||08-20-2010 03:01 AM
Here's what a little theoretical investigation revealed - it's all about flow volume through the chiller (gallons per minute) - at least under the assumptions I made, which, of course are a gross simplification of reality.
The heat flow into the chiller is a quantity which declines as we proceed along the chiller from entry to exit. I'm pretty sure this is an exponential decrease with length (I'm pretty sure I'm right because using the exponential equations to figure the average heat loss yields the same results as using the well known "log mean temperature difference" equation (LMTD). So the equation for heat loss per unit length of chiller is of the form: h=h0*exp(-ax) where x is the distance from the chiller input to the point where the heat loss is calculated. h0 is the heat loss per unit length at the chiller entry; h is proportional to the temp. difference between wort and chiller water at the point in the chiller where h is calculated.
On the above graph, the x axis is distance along the chiller from the entry - 10 units could be, for example 50 feet. The y-axis is the heat loss per unit length (arbitrary units) at each point along the chiller and is directly proportional to the temperature difference at that point.
The black curve extending to 10 on the x-axis represents a chiller 10 units long with a given flow (some number of gallons per minute) through it. The total heat flow into the chiller is the area under the curve. Curve equation is 100*exp(-x/5), so the area under it is the integral from 0 to 10 of that function which is (-100/.2)*exp(-x/5) evaluated from 0 to 10 which is 500*(1-exp(-10/5)) = 432.332 arbitrary units.

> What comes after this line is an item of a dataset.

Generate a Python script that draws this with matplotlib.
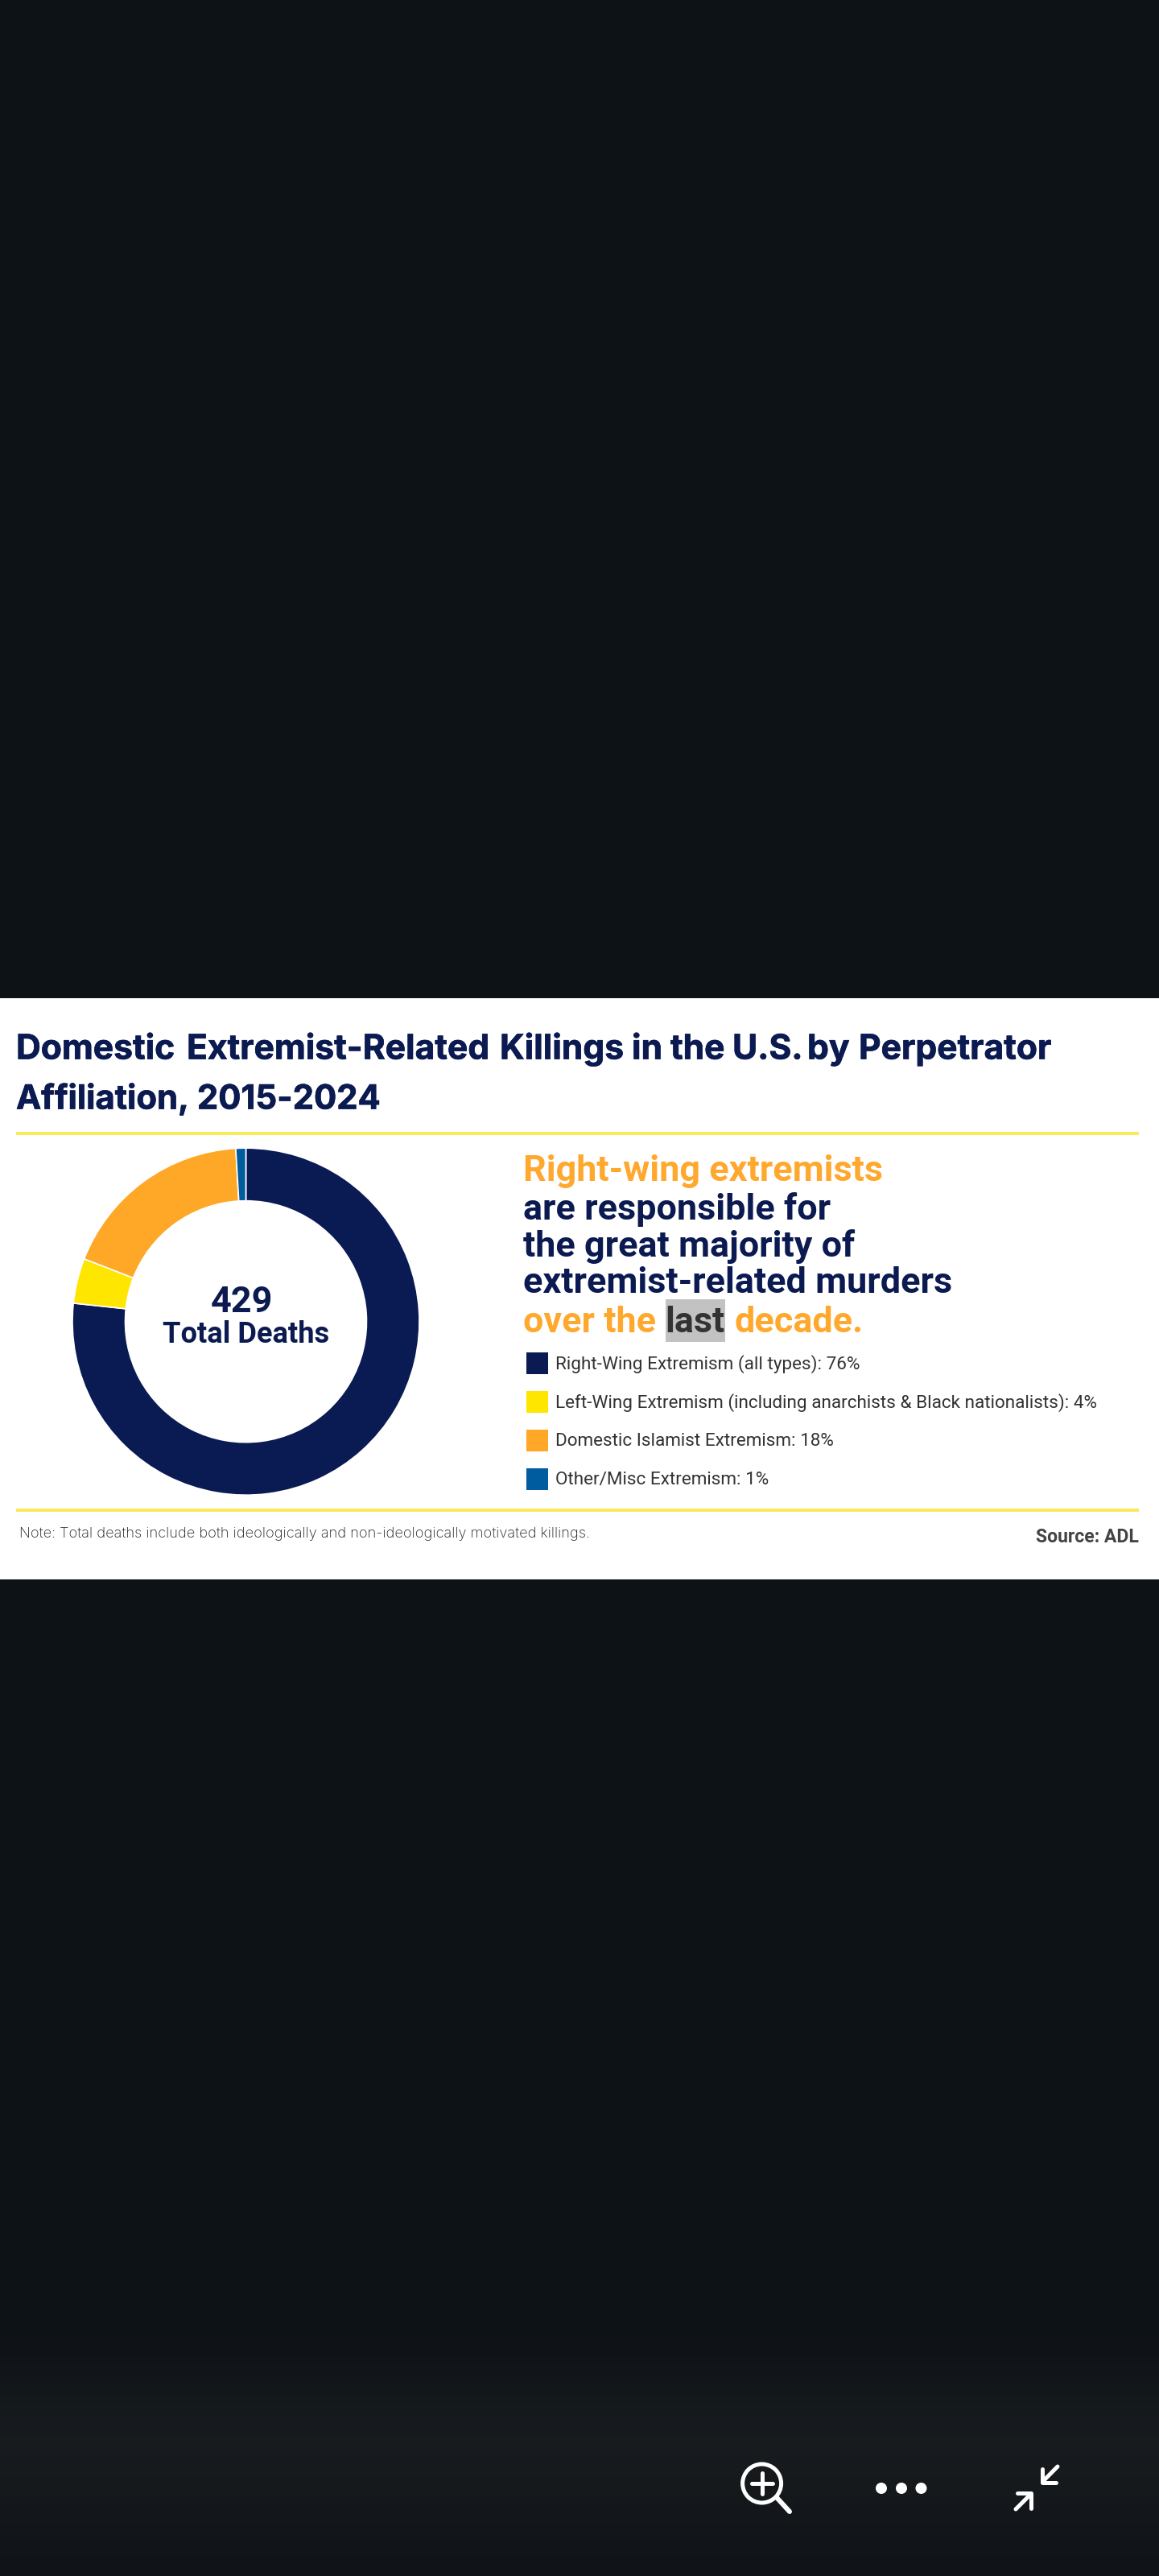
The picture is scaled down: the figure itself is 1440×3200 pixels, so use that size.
import matplotlib
matplotlib.use("Agg")
import matplotlib.pyplot as plt
import matplotlib.patheffects as pe
import numpy as np
from matplotlib.colors import LinearSegmentedColormap
from matplotlib.patches import Circle, Rectangle

# deaths by group
groups = ["Right-Wing Extremism (all types): 76%",
          "Left-Wing Extremism (including anarchists & Black nationalists): 4%",
          "Domestic Islamist Extremism: 18%",
          "Other/Misc Extremism: 1%"]
deaths = [329, 18, 78, 4]
colors = ["#0a1a52", "#ffe600", "#ffa726", "#005b9f"]

title_words = ["Domestic", "Extremist-Related", "Killings", "in", "the", "U.S.", "by", "Perpetrator"]
title_x = [20, 232, 621, 785, 833, 910, 1003, 1067]
NAVY = "#0b1a50"
ORANGE = "#ffa82e"
RULE = "#fbe95c"
PX = 0.72  # font points per pixel at dpi 100

fig = plt.figure(figsize=(14.4, 32), dpi=100)
bg = fig.add_axes([0, 0, 1, 1])
bg.axis("off")

# dark app background with the faint band behind the toolbar
cmap = LinearSegmentedColormap.from_list(
    "toolbar", [(0, "#0d1216"), (0.905, "#0d1216"), (0.95, "#181c1f"), (1, "#101418")])
bg.imshow(np.linspace(0, 1, 640).reshape(-1, 1), cmap=cmap, extent=(0, 1440, 3200, 0),
          aspect="auto", vmin=0, vmax=1)
bg.set_xlim(0, 1440)
bg.set_ylim(3200, 0)

bg.add_patch(Rectangle((0, 1240), 1440, 721.5, color="white", lw=0))
bg.plot([20, 1415], [1407.5, 1407.5], color=RULE, lw=4 * PX, solid_capstyle="butt")
bg.plot([20, 1415], [1875.5, 1875.5], color=RULE, lw=4 * PX, solid_capstyle="butt")

heavier = [pe.withStroke(linewidth=0.7 * PX, foreground=NAVY)]
for word, x in zip(title_words, title_x):
    bg.text(x, 1315.5, word, family="Inter", weight="bold", fontsize=42.6 * PX, color=NAVY,
            va="baseline", path_effects=heavier)
bg.text(20, 1377.5, "Affiliation, 2015-2024", family="Inter", weight="bold", fontsize=41.8 * PX,
        color=NAVY, va="baseline", path_effects=heavier)

# donut
cx, cy, r = 305.5, 1641.7, 215.5
pie_ax = fig.add_axes([(cx - r) / 1440, 1 - (cy + r) / 3200, 2 * r / 1440, 2 * r / 3200])
pie_ax.pie(deaths, colors=colors, startangle=90, counterclock=False, radius=1,
           wedgeprops={"width": 0.304, "edgecolor": "white", "linewidth": 1.2})
pie_ax.set_xlim(-1, 1)
pie_ax.set_ylim(-1, 1)

bg.set_zorder(0)
pie_ax.set_zorder(1)
top = fig.add_axes([0, 0, 1, 1], facecolor="none")
top.set_xlim(0, 1440)
top.set_ylim(3200, 0)
top.axis("off")
top.set_zorder(2)

top.text(300, 1630, "429", family="Roboto", weight="bold", fontsize=45 * PX, color=NAVY,
         ha="center", va="baseline")
top.text(305.8, 1667.5, "Total Deaths", family="Roboto", weight="bold", fontsize=36.3 * PX,
         color=NAVY, ha="center", va="baseline")

# headline
head = 45 * PX
top.text(650.5, 1466.5, "Right-wing extremists", family="Roboto", weight="bold", fontsize=head,
         color=ORANGE, va="baseline")
for line, y in zip(["are responsible for", "the great majority of", "extremist-related murders"],
                   [1515, 1560.5, 1606]):
    top.text(650.5, y, line, family="Roboto", weight="bold", fontsize=head, color=NAVY,
             va="baseline")
top.text(650.5, 1655, "over the", family="Roboto", weight="bold", fontsize=head, color=ORANGE,
         va="baseline")
top.add_patch(Rectangle((826.6, 1613.5), 74.4, 53.5, color="#c2c2c2", lw=0))
top.text(826, 1655, "last", family="Roboto", weight="bold", fontsize=head, color="#333333",
         va="baseline")
top.text(912, 1655, "decade.", family="Roboto", weight="bold", fontsize=head, color=ORANGE,
         va="baseline")

# legend
for label, color, y in zip(groups, colors, [1693.5, 1741.5, 1789.5, 1837.5]):
    top.add_patch(Rectangle((654, y - 13.5), 26.7, 27, color=color, lw=0))
    top.text(690, y + 1, label, family="Roboto", fontsize=22.45 * PX, color="#333333", va="center")

top.text(24, 1905.5, "Note: Total deaths include both ideologically and non-ideologically "
         "motivated killings.", family="Inter", weight="light", fontsize=18.2 * PX,
         color="#222222", va="center")
top.text(1415, 1909, "Source: ADL", family="Roboto", weight="bold", fontsize=23 * PX,
         color="#444444", ha="right", va="center")

# toolbar icons
ICON = {"color": "white", "lw": 5 * PX, "solid_capstyle": "round"}
top.add_patch(Circle((946.6, 3085), 24, fill=False, ec="white", lw=5 * PX))
top.plot([933.5, 959.5], [3085, 3085], **ICON)
top.plot([946.6, 946.6], [3072, 3098], **ICON)
top.plot([965.4, 981], [3103, 3120], color="white", lw=6 * PX, solid_capstyle="round")
for x in [1095, 1120, 1144.5]:
    top.add_patch(Circle((x, 3091), 7, color="white", lw=0))
top.plot([1314, 1296.5], [3064, 3081.7], **ICON)
top.plot([1295.4, 1295.4, 1312], [3066.7, 3084, 3084], **ICON)
top.plot([1262, 1281], [3117, 3098], **ICON)
top.plot([1264, 1281, 1281], [3097, 3097, 3116], **ICON)

fig.savefig("out.png", dpi=100)
plt.close(fig)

If the chiller tube is split into two parallel pieces of half the length, then the cross sectional area of both tubes together is double that of the single tube. If the tubes are filled with water in all cases, and if the total water flow into the chiller is the same with the parallel tubes as for the single long tube, then the flow rate through the parallel tubes must be only half as fast as the rate through the single tube, causing the water in each tube to heat up more rapidly than in the faster flowing single tube; therefore the temperature difference and heat flow drops off more rapidly with the shorter, slower flowing tubes. So we can model the heat transfer for one of the short tubes by h=h0*exp(-2ax) (the magenta curve) and the sum of both short tubes is 2*ho*exp(-2ax), or inserting arbitrary units = 200*exp(-x/2.5) (the red curve). The total heat being transferred at any given time is given by the area under the red curve from 0 to 5. This area is THE SAME as the area under the black curve from 0 to 10 ! Mathematically, the curve equation is 200*exp(-x/2.5), so the area under it is the integral from 0 to 5 of that function which is (-200/.4)*exp(-x/2.5) evaluated from 0 to 5 which is 500*(1-exp(-10/5)) = 432.332 arbitrary units.
In reality, you can probably get more total flow with two parallel tubes than with a single long tube because the resistance to flow will be less. I have made the assumption that the tubes are always completely filled, and of course I have no way to predict the details of the fluid flow (laminar, turbulent) and various other complicating factors. It's still interesting, nonetheless that the heat flow into the chiller under these assumptions seems to just depend on the total rate of chiller water flow. Even though the parallel tubes start out by absorbing a lot more heat, the water in them heats up very quickly because the water flow through them is slow, thus lowering the temperature difference quickly.